======== Dataset content

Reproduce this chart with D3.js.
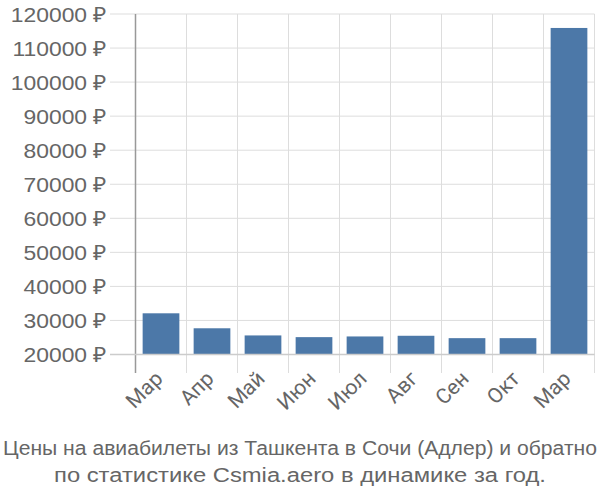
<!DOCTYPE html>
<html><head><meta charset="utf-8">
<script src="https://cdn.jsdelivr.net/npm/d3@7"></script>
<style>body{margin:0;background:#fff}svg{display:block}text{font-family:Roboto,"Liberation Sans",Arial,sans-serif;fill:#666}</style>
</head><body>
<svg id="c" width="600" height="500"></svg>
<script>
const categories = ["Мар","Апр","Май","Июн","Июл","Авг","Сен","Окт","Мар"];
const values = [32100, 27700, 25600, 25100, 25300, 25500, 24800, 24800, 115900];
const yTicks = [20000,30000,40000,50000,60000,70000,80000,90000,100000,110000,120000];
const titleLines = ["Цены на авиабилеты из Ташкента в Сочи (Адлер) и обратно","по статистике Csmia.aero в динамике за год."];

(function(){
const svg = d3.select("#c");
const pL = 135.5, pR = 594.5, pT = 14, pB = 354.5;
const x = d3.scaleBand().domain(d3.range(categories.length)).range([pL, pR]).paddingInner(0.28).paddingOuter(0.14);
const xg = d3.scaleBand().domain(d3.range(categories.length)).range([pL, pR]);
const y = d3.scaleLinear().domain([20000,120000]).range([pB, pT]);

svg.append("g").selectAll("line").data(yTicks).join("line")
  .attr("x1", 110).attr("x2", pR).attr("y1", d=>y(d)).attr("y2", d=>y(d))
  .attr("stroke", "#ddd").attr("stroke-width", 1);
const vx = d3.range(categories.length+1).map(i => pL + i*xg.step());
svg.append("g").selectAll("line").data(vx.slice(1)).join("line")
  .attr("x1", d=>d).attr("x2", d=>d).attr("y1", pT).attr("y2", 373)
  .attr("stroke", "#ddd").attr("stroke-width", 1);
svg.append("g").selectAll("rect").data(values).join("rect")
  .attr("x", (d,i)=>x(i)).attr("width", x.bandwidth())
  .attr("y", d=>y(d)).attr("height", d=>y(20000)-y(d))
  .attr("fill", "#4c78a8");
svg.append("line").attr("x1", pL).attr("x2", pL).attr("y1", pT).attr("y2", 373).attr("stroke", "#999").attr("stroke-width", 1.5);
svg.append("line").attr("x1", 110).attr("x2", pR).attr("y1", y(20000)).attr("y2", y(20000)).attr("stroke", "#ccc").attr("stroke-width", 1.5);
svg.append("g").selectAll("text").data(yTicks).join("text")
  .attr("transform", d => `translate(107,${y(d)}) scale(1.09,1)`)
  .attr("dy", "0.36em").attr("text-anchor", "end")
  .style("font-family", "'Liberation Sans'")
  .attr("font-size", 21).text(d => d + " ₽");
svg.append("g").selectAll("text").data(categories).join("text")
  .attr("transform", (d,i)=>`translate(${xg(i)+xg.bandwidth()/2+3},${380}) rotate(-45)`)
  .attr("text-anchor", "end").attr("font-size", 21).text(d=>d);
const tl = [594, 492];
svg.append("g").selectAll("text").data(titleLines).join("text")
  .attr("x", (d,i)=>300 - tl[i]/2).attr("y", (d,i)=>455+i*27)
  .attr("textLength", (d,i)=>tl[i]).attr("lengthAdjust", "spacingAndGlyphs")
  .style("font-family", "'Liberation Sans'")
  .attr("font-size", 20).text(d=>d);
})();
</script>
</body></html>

================

What to do: Omit the pictures, and quote the material above exactly as given.

Worked solution:
Reproduce this chart with D3.js.
<!DOCTYPE html>
<html><head><meta charset="utf-8">
<script src="https://cdn.jsdelivr.net/npm/d3@7"></script>
<style>body{margin:0;background:#fff}svg{display:block}text{font-family:Roboto,"Liberation Sans",Arial,sans-serif;fill:#666}</style>
</head><body>
<svg id="c" width="600" height="500"></svg>
<script>
const categories = ["Мар","Апр","Май","Июн","Июл","Авг","Сен","Окт","Мар"];
const values = [32100, 27700, 25600, 25100, 25300, 25500, 24800, 24800, 115900];
const yTicks = [20000,30000,40000,50000,60000,70000,80000,90000,100000,110000,120000];
const titleLines = ["Цены на авиабилеты из Ташкента в Сочи (Адлер) и обратно","по статистике Csmia.aero в динамике за год."];

(function(){
const svg = d3.select("#c");
const pL = 135.5, pR = 594.5, pT = 14, pB = 354.5;
const x = d3.scaleBand().domain(d3.range(categories.length)).range([pL, pR]).paddingInner(0.28).paddingOuter(0.14);
const xg = d3.scaleBand().domain(d3.range(categories.length)).range([pL, pR]);
const y = d3.scaleLinear().domain([20000,120000]).range([pB, pT]);

svg.append("g").selectAll("line").data(yTicks).join("line")
  .attr("x1", 110).attr("x2", pR).attr("y1", d=>y(d)).attr("y2", d=>y(d))
  .attr("stroke", "#ddd").attr("stroke-width", 1);
const vx = d3.range(categories.length+1).map(i => pL + i*xg.step());
svg.append("g").selectAll("line").data(vx.slice(1)).join("line")
  .attr("x1", d=>d).attr("x2", d=>d).attr("y1", pT).attr("y2", 373)
  .attr("stroke", "#ddd").attr("stroke-width", 1);
svg.append("g").selectAll("rect").data(values).join("rect")
  .attr("x", (d,i)=>x(i)).attr("width", x.bandwidth())
  .attr("y", d=>y(d)).attr("height", d=>y(20000)-y(d))
  .attr("fill", "#4c78a8");
svg.append("line").attr("x1", pL).attr("x2", pL).attr("y1", pT).attr("y2", 373).attr("stroke", "#999").attr("stroke-width", 1.5);
svg.append("line").attr("x1", 110).attr("x2", pR).attr("y1", y(20000)).attr("y2", y(20000)).attr("stroke", "#ccc").attr("stroke-width", 1.5);
svg.append("g").selectAll("text").data(yTicks).join("text")
  .attr("transform", d => `translate(107,${y(d)}) scale(1.09,1)`)
  .attr("dy", "0.36em").attr("text-anchor", "end")
  .style("font-family", "'Liberation Sans'")
  .attr("font-size", 21).text(d => d + " ₽");
svg.append("g").selectAll("text").data(categories).join("text")
  .attr("transform", (d,i)=>`translate(${xg(i)+xg.bandwidth()/2+3},${380}) rotate(-45)`)
  .attr("text-anchor", "end").attr("font-size", 21).text(d=>d);
const tl = [594, 492];
svg.append("g").selectAll("text").data(titleLines).join("text")
  .attr("x", (d,i)=>300 - tl[i]/2).attr("y", (d,i)=>455+i*27)
  .attr("textLength", (d,i)=>tl[i]).attr("lengthAdjust", "spacingAndGlyphs")
  .style("font-family", "'Liberation Sans'")
  .attr("font-size", 20).text(d=>d);
})();
</script>
</body></html>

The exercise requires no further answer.